- Born: María del Rosario Etchebarne Scandroglio Montevideo, Uruguay
- Education: University of the Republic (Uruguay)
- Occupation: Architect
- Spouse: Vicente Ruétalo
- Children: 3

= Rosario Etchebarne =

Uruguayan architect

Rosario Etchebarne is a Uruguayan architect who specializes in the development and implementation of bioconstruction techniques using earthen designs, materials and construction.

== Biography ==
Etchebarne, whose full name is María del Rosario Etchebarne Scandroglio, was born in Montevideo, Uruguay. She entered the Faculty of Architecture at the University of the Republic in 1973. In late 1979, she traveled to Salto on a scholarship, where she worked as a student intern on the Salto Grande Dam project. She graduated from the university with a degree in architecture in 1982.

In 1993, she began her role as a professor coordinating the Technology Area at the University of the Republic in Salto, as part of the team that researches, advises on, and builds earthen houses. Her expertise is in Bioconstruction, which uses building materials that don't pollute or contaminate the environment. She uses adobe, cob, wattle and daub (a mixed technique), and compressed earth blocks to experience the country's "local building culture firsthand." Proponents believe these materials are "almost alive because wood, earth, rice husks, straw and reeds don't release carbon dioxide into the atmosphere and don't require fuel for their production process."

She took responsibility for the training and technology transfer of three earthen design and construction projects funded by the country's Ministry of Housing and Territorial Planning in the departments of Salto, Canelones and Montevideo.

Etchebarne has co-authored four books, including "Manual de Construcción con tierra" (Manual of Earth Construction), published in 1997.
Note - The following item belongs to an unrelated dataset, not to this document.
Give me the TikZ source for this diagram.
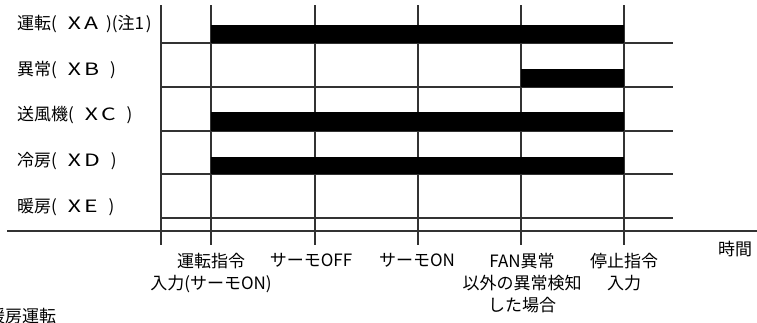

In 1994, with Gabriela Piñeiro and Ana Beasley, she presented a paper on mud houses at a conference in Cuba, which is part of the Regional Unit for Habitat Studies and Management. She traveled to Bolivia for training in 1995 and to Colombia the following year. In 2009, she reached Level 4 at the university, beginning to develop teaching, research, and outreach programs in the field of technology.

=== Memberships ===
- Assembly of the Faculty of the Northern Regional Faculty and the scientific and technological area.
- UNESCO Chair "Earth Architectures, Building Cultures and Sustainable Development" (based in France) and of the Ibero-American Proterra Network.
- Assembly of the Faculty of the Northern Regional Faculty and the scientific and technological area

=== Personal life ===
She married photographer Vicente Ruétalo and they have three children.

== Selected works ==
- Etchebarne, Rosario. "A REFLECTION ON THE DESIGN OF EARTH ARCHITECTURES." Proceedings of the Ibero-American Seminar on Architecture and Construction with Earth-SIACOT 10 (2010).
- Salmar, Eduardo, Rosario Etchebarne, and Rodolfo Rotondaro. "Teaching architecture and earth construction: experiences and critical reflection in three Latin American universities in Argentina, Brazil and Uruguay." Proceedings of the Ibero-American Seminar on Architecture and Earth Construction-SIACOT 13 (2013): 967-975.
- Etchebarne, Rosario, and Vicente Ruétalo. "Earth houses in Uruguay." In Earth, society, community: 15th Ibero-American Seminar on Architecture and Construction with Earth, pp. 477-485. University of Cuenca, 2015.
- Etchebarne, Rosario. "Management, earthen house and constructive culture." Technology Texts 05 (2022).